→ Exercise requirements:
Exactly the lines from the line containing "Give me the TikZ source for this diagram." through the line containing "minimum width=127pt, minimum" are to be echoed, with both included and pictures left out.

→ Stored data:
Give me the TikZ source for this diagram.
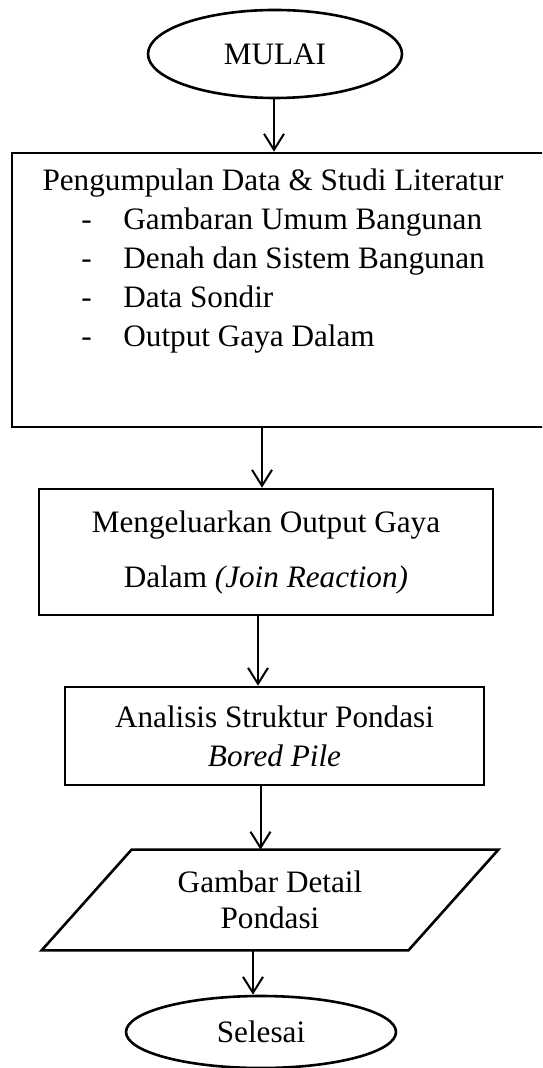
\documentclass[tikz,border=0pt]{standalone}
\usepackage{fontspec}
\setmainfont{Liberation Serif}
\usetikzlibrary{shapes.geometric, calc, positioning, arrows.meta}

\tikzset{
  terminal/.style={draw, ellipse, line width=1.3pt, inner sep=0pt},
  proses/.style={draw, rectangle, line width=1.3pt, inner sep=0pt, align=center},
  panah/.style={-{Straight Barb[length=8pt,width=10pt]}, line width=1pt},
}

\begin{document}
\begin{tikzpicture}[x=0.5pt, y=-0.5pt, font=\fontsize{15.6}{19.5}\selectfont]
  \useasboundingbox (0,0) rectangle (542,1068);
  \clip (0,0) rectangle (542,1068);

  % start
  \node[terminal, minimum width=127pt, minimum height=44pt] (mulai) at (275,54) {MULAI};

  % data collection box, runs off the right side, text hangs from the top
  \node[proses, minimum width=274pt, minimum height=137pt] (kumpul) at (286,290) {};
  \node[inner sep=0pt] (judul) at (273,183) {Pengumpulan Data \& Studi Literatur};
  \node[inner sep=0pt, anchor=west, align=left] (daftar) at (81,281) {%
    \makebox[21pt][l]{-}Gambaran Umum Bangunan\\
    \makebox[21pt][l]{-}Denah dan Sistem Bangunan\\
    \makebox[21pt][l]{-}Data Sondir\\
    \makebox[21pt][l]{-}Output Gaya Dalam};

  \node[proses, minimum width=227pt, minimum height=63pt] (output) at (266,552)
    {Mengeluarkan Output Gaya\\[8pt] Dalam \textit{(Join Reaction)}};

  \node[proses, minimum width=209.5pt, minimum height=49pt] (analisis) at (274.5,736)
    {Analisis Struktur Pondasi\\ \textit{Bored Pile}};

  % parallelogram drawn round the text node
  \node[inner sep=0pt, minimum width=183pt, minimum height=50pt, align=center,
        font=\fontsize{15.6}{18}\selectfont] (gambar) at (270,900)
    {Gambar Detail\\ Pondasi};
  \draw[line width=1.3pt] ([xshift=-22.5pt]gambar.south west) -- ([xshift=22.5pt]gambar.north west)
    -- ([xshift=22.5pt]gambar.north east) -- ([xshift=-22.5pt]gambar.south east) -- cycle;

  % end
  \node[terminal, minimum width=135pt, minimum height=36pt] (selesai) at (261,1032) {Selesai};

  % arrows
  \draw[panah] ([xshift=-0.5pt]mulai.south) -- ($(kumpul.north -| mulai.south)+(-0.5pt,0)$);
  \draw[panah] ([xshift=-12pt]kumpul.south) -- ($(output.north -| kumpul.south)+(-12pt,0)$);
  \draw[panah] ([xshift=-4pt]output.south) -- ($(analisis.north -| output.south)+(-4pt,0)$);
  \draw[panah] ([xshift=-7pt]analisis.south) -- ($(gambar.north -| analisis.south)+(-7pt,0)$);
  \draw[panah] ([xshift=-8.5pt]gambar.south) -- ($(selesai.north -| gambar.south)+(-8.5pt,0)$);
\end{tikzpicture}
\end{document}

* * *

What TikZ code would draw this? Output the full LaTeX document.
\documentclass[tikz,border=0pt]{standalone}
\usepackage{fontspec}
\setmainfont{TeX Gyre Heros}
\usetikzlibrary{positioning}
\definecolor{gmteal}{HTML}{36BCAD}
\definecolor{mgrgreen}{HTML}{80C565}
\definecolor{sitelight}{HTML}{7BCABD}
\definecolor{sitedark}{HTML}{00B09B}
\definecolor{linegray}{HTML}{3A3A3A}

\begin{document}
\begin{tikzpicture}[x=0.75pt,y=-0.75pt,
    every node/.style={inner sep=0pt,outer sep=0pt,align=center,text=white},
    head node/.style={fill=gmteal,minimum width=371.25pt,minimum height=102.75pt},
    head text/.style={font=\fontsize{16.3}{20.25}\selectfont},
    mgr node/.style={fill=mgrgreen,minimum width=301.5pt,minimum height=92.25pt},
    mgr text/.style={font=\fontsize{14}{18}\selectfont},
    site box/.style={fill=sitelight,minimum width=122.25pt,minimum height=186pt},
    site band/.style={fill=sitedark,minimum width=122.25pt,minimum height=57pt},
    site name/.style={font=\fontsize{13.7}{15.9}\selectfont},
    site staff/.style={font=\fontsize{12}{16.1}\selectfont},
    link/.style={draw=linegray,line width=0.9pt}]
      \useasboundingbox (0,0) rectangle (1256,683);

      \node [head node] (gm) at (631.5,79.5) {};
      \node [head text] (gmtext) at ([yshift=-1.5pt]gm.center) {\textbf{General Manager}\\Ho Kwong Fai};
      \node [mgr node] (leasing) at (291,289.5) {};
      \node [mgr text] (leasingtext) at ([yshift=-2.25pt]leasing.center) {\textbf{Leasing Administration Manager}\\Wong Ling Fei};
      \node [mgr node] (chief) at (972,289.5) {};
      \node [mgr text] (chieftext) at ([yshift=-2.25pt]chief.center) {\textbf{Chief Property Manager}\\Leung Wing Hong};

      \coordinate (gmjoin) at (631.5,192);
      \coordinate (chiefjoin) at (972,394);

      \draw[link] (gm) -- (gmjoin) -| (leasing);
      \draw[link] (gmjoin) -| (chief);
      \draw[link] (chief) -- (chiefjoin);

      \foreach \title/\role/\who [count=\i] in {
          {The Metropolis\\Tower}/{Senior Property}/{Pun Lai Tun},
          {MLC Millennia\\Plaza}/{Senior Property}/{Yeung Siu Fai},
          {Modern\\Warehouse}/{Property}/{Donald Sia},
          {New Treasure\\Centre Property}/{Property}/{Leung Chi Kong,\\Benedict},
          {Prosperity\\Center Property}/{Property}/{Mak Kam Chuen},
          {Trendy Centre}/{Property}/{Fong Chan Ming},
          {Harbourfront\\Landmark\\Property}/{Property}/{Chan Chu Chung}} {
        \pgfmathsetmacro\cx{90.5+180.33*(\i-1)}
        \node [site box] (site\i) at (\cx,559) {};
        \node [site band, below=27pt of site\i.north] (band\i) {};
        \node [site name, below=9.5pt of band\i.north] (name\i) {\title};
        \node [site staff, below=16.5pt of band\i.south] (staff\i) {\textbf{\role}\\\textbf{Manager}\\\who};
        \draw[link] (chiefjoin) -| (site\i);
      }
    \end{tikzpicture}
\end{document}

→ Exercise answer:
Give me the TikZ source for this diagram.
\documentclass[tikz,border=0pt]{standalone}
\usepackage{fontspec}
\setmainfont{Liberation Serif}
\usetikzlibrary{shapes.geometric, calc, positioning, arrows.meta}

\tikzset{
  terminal/.style={draw, ellipse, line width=1.3pt, inner sep=0pt},
  proses/.style={draw, rectangle, line width=1.3pt, inner sep=0pt, align=center},
  panah/.style={-{Straight Barb[length=8pt,width=10pt]}, line width=1pt},
}

\begin{document}
\begin{tikzpicture}[x=0.5pt, y=-0.5pt, font=\fontsize{15.6}{19.5}\selectfont]
  \useasboundingbox (0,0) rectangle (542,1068);
  \clip (0,0) rectangle (542,1068);

  % start
  \node[terminal, minimum width=127pt, minimum height=44pt] (mulai) at (275,54) {MULAI};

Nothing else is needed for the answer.